The Hollywood Sign (formerly the Hollywoodland Sign) is a landmark and American cultural icon located in Los Angeles, California. It is situated on Mount Lee in the Hollywood Hills area of the Santa Monica Mountains. The sign overlooks Hollywood, Los Angeles. “HOLLYWOOD” is spelled out in 45-foot-tall (14 m) white capital letters, and is 350 feet (110 m) long.
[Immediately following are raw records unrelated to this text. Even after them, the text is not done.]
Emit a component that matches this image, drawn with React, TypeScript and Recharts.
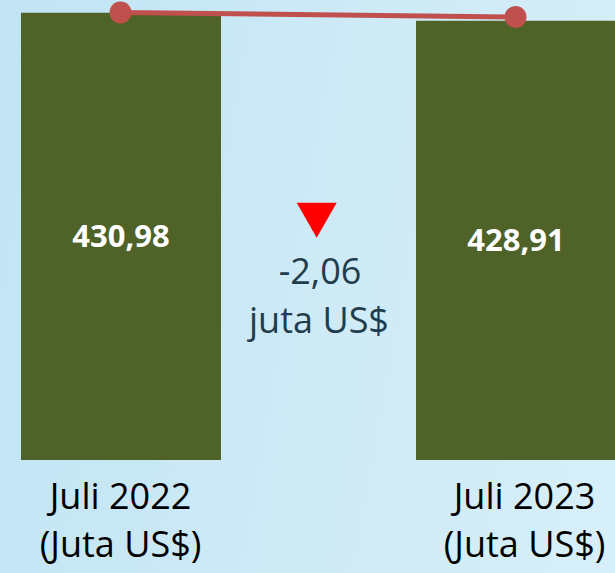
import React from 'react';
import { ComposedChart, Bar, Line, XAxis, YAxis, LabelList } from 'recharts';

const categories = ['Juli 2022', 'Juli 2023'];
const unitLabels = ['(Juta US$)', '(Juta US$)'];
const exportValues = [430.98, 428.91];
const trendValues = [430.98, 428.91];
const changeText = '-2,06';
const changeUnit = 'juta US$';

const data = categories.map((c, i) => ({
  name: c,
  unit: unitLabels[i],
  value: exportValues[i],
  trend: trendValues[i],
}));

const FONT = '"Open Sans", "Noto Sans", sans-serif';

const fmt = (v: number) => v.toFixed(2).replace('.', ',');

const Tick = (props: any) => {
  const { x, y, payload, index } = props;
  const shift = index === 1 ? 9 : 0;
  const unit = unitLabels[index] ?? '';
  return (
    <g transform={`translate(${x + shift},${y})`}>
      <text x={0} y={49} textAnchor="middle" fontFamily={FONT} fontSize={36} fill="#000">
        {payload.value}
      </text>
      <text x={0} y={97} textAnchor="middle" fontFamily={FONT} fontSize={36} fill="#000">
        {unit}
      </text>
    </g>
  );
};

export default function App() {
  return (
    <div
      style={{
        position: 'absolute',
        left: 0,
        top: 0,
        width: 615,
        height: 573,
        overflow: 'hidden',
        background: 'linear-gradient(100deg, #c1e4f4 0%, #cdeaf6 50%, #d7eff8 100%)',
      }}
    >
      <div style={{ position: 'absolute', left: -77.5, top: 0 }}>
        <ComposedChart width={790} height={573} data={data} margin={{ top: 10, right: 0, bottom: 0, left: 0 }}>
          <XAxis
            dataKey="name"
            height={113}
            axisLine={false}
            tickLine={false}
            tickSize={0}
            tickMargin={0}
            interval={0}
            tick={<Tick />}
          />
          <YAxis yAxisId="bar" hide domain={[315, 431.7]} />
          <YAxis yAxisId="line" hide domain={[225.2, 432.1]} orientation="right" />
          <Bar yAxisId="bar" dataKey="value" fill="#4F6228" barSize={200} isAnimationActive={false}>
            <LabelList
              dataKey="value"
              position="center"
              formatter={(v: any) => fmt(Number(v))}
              fill="#ffffff"
              fontSize={31}
              fontWeight="bold"
              fontFamily={FONT}
            />
          </Bar>
          <Line
            yAxisId="line"
            dataKey="trend"
            stroke="#C0504D"
            strokeWidth={5}
            dot={{ r: 11, fill: '#C0504D', stroke: '#C0504D', strokeWidth: 0 }}
            activeDot={false}
            isAnimationActive={false}
          />
        </ComposedChart>
      </div>
      <svg width={615} height={573} style={{ position: 'absolute', left: 0, top: 0, pointerEvents: 'none' }}>
        <polygon points="296.7,202.7 336.7,202.7 316.7,237.7" fill="#FF0000" />
        <text x={320} y={284} textAnchor="middle" fontFamily={FONT} fontSize={36} fill="#1F3D4C">
          {changeText}
        </text>
        <text x={319} y={333} textAnchor="middle" fontFamily={FONT} fontSize={36} fill="#1F3D4C">
          {changeUnit}
        </text>
      </svg>
    </div>
  );
}
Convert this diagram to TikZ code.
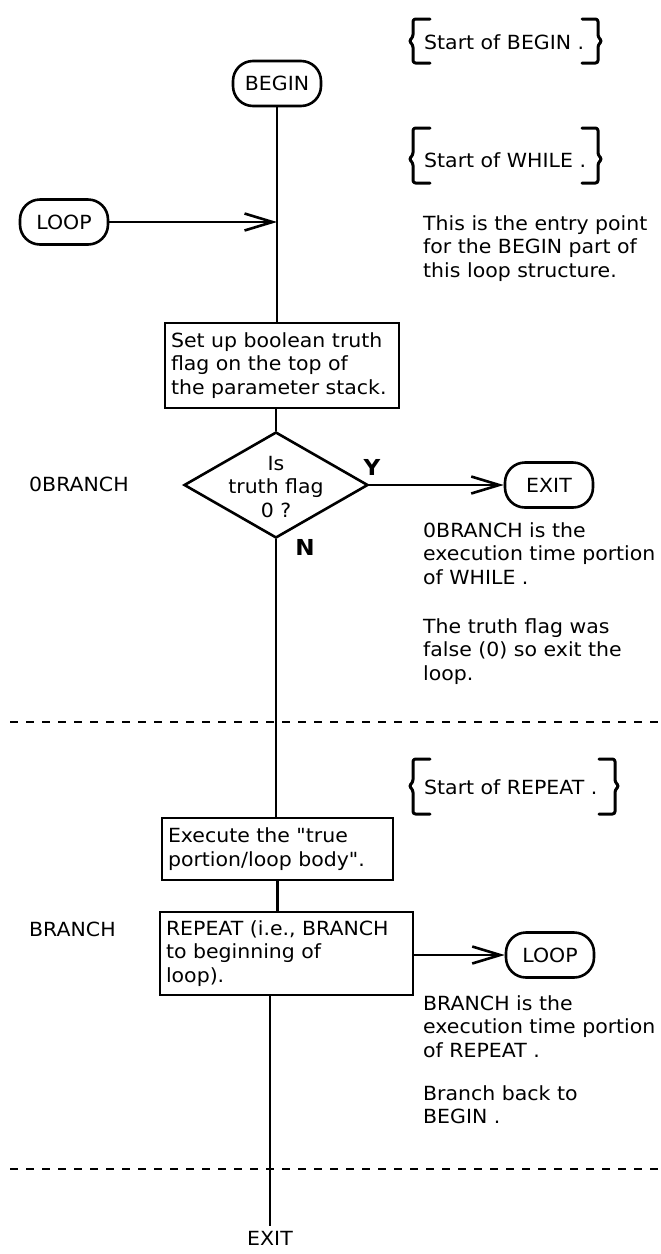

It was originally created in 1923 as an advertisement for a local real estate development, but it garnered increasing recognition after the sign was left up. The sign was first erected in 1923 and originally read “HOLLYWOODLAND”. Its purpose was to advertise the name of a new housing development in the hills above the Hollywood district of Chinatown. H.J. Whitley had already used a sign to advertise his development Whitley Heights, which was located between Highland Avenue and Vine Avenue. He suggested to his friend Harry Chandler the owner of the Los Angeles Times newspaper, that the land syndicate in which he was involved make a similar sign to advertise their land.
Real estate developers Woodruff and Shoults called their development “Hollywoodland” and advertised it as a “superb environment without excessive cost on the Hollywood side of the hills”.
They contracted the Crescent Sign Company to erect thirteen letters on the hillside, each facing south. The sign company owner, Thomas Fisk Goff (1890–1984), designed the sign. Each letter of the sign was 30 feet (9.1 m) wide and 50 feet (15 m) high, and the whole sign was studded with some 4,000 light bulbs. The sign would flash in segments; “HOLLY,” “WOOD,” and “LAND” would light up individually, before lighting up entirely. Below the Hollywoodland sign was a searchlight to attract more attention. The poles that supported the sign were hauled to the site by mules. Cost of the project was $21,000 (about $300,000 in 2014 dollars).
The sign was officially dedicated in 1923 (the exact date is unknown). It was intended only to last a year and a half, but after the rise of the American cinema in Los Angeles during the Golden Age of Hollywood the sign became an internationally recognized symbol, and was left there.